▸ **SUPPLIED MATERIAL**
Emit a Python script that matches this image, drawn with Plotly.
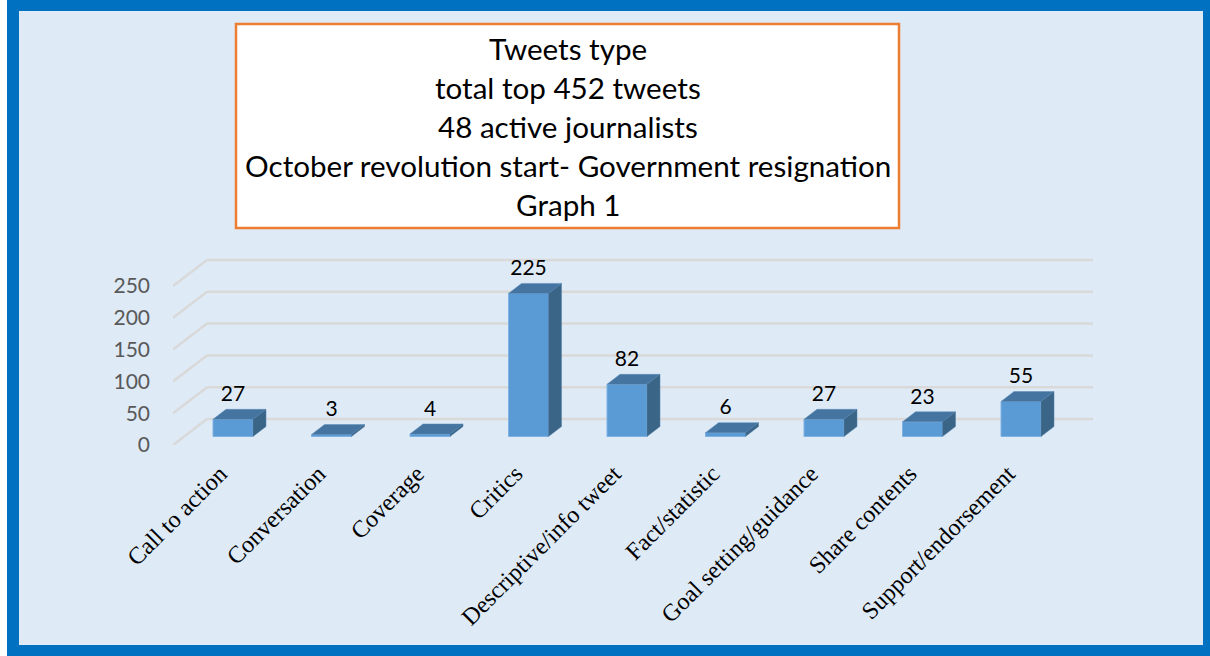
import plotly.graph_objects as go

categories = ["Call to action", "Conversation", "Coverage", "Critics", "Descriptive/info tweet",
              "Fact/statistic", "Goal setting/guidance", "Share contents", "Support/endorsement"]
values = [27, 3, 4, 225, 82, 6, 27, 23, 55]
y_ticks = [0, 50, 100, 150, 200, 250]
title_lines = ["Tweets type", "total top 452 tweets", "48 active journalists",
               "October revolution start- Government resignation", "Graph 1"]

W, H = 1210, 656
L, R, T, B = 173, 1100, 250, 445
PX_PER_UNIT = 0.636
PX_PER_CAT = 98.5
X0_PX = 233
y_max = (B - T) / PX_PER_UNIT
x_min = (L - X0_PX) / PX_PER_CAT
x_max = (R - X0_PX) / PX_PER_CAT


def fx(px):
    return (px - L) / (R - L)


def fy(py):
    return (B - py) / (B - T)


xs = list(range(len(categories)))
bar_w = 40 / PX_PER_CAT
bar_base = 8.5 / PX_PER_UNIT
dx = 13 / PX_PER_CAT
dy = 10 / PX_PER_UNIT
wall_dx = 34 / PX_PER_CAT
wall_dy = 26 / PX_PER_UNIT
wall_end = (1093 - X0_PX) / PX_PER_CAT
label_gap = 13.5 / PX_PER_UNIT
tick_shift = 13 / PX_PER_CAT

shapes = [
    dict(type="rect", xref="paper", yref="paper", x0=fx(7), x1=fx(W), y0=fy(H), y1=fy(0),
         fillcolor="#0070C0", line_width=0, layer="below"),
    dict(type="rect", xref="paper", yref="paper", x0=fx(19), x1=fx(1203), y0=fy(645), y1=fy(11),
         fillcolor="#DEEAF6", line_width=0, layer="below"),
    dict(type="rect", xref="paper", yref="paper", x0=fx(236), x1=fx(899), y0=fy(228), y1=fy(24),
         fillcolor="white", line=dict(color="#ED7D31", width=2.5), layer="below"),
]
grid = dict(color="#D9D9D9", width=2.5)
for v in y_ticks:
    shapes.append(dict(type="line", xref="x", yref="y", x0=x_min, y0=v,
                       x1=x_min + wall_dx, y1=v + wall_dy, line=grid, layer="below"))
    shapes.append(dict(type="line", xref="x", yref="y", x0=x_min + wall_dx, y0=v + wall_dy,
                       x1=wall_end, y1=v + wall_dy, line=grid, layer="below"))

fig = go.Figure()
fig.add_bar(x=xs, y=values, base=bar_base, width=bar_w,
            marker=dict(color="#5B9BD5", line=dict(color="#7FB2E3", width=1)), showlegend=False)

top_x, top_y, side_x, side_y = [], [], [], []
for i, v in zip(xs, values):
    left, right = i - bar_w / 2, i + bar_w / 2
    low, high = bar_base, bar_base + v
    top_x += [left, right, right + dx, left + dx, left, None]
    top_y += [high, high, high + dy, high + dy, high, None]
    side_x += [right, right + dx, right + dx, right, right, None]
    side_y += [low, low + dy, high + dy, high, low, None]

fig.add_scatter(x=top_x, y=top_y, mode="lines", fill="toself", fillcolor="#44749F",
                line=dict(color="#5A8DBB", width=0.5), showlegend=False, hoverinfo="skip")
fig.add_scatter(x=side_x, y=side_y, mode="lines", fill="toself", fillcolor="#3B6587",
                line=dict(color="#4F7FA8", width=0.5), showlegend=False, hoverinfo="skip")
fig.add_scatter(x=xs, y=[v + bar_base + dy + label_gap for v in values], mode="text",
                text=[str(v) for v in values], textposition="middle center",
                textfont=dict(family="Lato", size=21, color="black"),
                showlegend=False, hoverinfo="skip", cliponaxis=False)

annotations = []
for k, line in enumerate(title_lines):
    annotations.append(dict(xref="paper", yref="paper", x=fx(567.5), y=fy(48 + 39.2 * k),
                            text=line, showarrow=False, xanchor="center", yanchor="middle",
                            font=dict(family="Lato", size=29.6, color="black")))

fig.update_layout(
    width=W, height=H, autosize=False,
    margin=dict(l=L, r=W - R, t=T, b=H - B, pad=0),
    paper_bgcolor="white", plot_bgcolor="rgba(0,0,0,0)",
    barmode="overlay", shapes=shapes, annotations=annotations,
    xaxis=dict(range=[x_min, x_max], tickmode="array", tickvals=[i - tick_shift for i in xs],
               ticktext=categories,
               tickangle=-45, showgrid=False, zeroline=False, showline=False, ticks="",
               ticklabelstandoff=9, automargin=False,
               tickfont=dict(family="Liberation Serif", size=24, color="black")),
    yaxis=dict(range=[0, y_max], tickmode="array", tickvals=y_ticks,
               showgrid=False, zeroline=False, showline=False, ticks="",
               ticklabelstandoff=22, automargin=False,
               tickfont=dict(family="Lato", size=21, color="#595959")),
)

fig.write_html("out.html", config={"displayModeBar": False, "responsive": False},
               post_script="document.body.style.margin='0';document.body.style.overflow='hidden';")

▸ **EXERCISE**
Return the material word for word. Pictures are not part of the copy.

▸ **FINAL RESULT**
Emit a Python script that matches this image, drawn with Plotly.
import plotly.graph_objects as go

categories = ["Call to action", "Conversation", "Coverage", "Critics", "Descriptive/info tweet",
              "Fact/statistic", "Goal setting/guidance", "Share contents", "Support/endorsement"]
values = [27, 3, 4, 225, 82, 6, 27, 23, 55]
y_ticks = [0, 50, 100, 150, 200, 250]
title_lines = ["Tweets type", "total top 452 tweets", "48 active journalists",
               "October revolution start- Government resignation", "Graph 1"]

W, H = 1210, 656
L, R, T, B = 173, 1100, 250, 445
PX_PER_UNIT = 0.636
PX_PER_CAT = 98.5
X0_PX = 233
y_max = (B - T) / PX_PER_UNIT
x_min = (L - X0_PX) / PX_PER_CAT
x_max = (R - X0_PX) / PX_PER_CAT


def fx(px):
    return (px - L) / (R - L)


def fy(py):
    return (B - py) / (B - T)


xs = list(range(len(categories)))
bar_w = 40 / PX_PER_CAT
bar_base = 8.5 / PX_PER_UNIT
dx = 13 / PX_PER_CAT
dy = 10 / PX_PER_UNIT
wall_dx = 34 / PX_PER_CAT
wall_dy = 26 / PX_PER_UNIT
wall_end = (1093 - X0_PX) / PX_PER_CAT
label_gap = 13.5 / PX_PER_UNIT
tick_shift = 13 / PX_PER_CAT

shapes = [
    dict(type="rect", xref="paper", yref="paper", x0=fx(7), x1=fx(W), y0=fy(H), y1=fy(0),
         fillcolor="#0070C0", line_width=0, layer="below"),
    dict(type="rect", xref="paper", yref="paper", x0=fx(19), x1=fx(1203), y0=fy(645), y1=fy(11),
         fillcolor="#DEEAF6", line_width=0, layer="below"),
    dict(type="rect", xref="paper", yref="paper", x0=fx(236), x1=fx(899), y0=fy(228), y1=fy(24),
         fillcolor="white", line=dict(color="#ED7D31", width=2.5), layer="below"),
]
grid = dict(color="#D9D9D9", width=2.5)
for v in y_ticks:
    shapes.append(dict(type="line", xref="x", yref="y", x0=x_min, y0=v,
                       x1=x_min + wall_dx, y1=v + wall_dy, line=grid, layer="below"))
    shapes.append(dict(type="line", xref="x", yref="y", x0=x_min + wall_dx, y0=v + wall_dy,
                       x1=wall_end, y1=v + wall_dy, line=grid, layer="below"))

fig = go.Figure()
fig.add_bar(x=xs, y=values, base=bar_base, width=bar_w,
            marker=dict(color="#5B9BD5", line=dict(color="#7FB2E3", width=1)), showlegend=False)

top_x, top_y, side_x, side_y = [], [], [], []
for i, v in zip(xs, values):
    left, right = i - bar_w / 2, i + bar_w / 2
    low, high = bar_base, bar_base + v
    top_x += [left, right, right + dx, left + dx, left, None]
    top_y += [high, high, high + dy, high + dy, high, None]
    side_x += [right, right + dx, right + dx, right, right, None]
    side_y += [low, low + dy, high + dy, high, low, None]

fig.add_scatter(x=top_x, y=top_y, mode="lines", fill="toself", fillcolor="#44749F",
                line=dict(color="#5A8DBB", width=0.5), showlegend=False, hoverinfo="skip")
fig.add_scatter(x=side_x, y=side_y, mode="lines", fill="toself", fillcolor="#3B6587",
                line=dict(color="#4F7FA8", width=0.5), showlegend=False, hoverinfo="skip")
fig.add_scatter(x=xs, y=[v + bar_base + dy + label_gap for v in values], mode="text",
                text=[str(v) for v in values], textposition="middle center",
                textfont=dict(family="Lato", size=21, color="black"),
                showlegend=False, hoverinfo="skip", cliponaxis=False)

annotations = []
for k, line in enumerate(title_lines):
    annotations.append(dict(xref="paper", yref="paper", x=fx(567.5), y=fy(48 + 39.2 * k),
                            text=line, showarrow=False, xanchor="center", yanchor="middle",
                            font=dict(family="Lato", size=29.6, color="black")))

fig.update_layout(
    width=W, height=H, autosize=False,
    margin=dict(l=L, r=W - R, t=T, b=H - B, pad=0),
    paper_bgcolor="white", plot_bgcolor="rgba(0,0,0,0)",
    barmode="overlay", shapes=shapes, annotations=annotations,
    xaxis=dict(range=[x_min, x_max], tickmode="array", tickvals=[i - tick_shift for i in xs],
               ticktext=categories,
               tickangle=-45, showgrid=False, zeroline=False, showline=False, ticks="",
               ticklabelstandoff=9, automargin=False,
               tickfont=dict(family="Liberation Serif", size=24, color="black")),
    yaxis=dict(range=[0, y_max], tickmode="array", tickvals=y_ticks,
               showgrid=False, zeroline=False, showline=False, ticks="",
               ticklabelstandoff=22, automargin=False,
               tickfont=dict(family="Lato", size=21, color="#595959")),
)

fig.write_html("out.html", config={"displayModeBar": False, "responsive": False},
               post_script="document.body.style.margin='0';document.body.style.overflow='hidden';")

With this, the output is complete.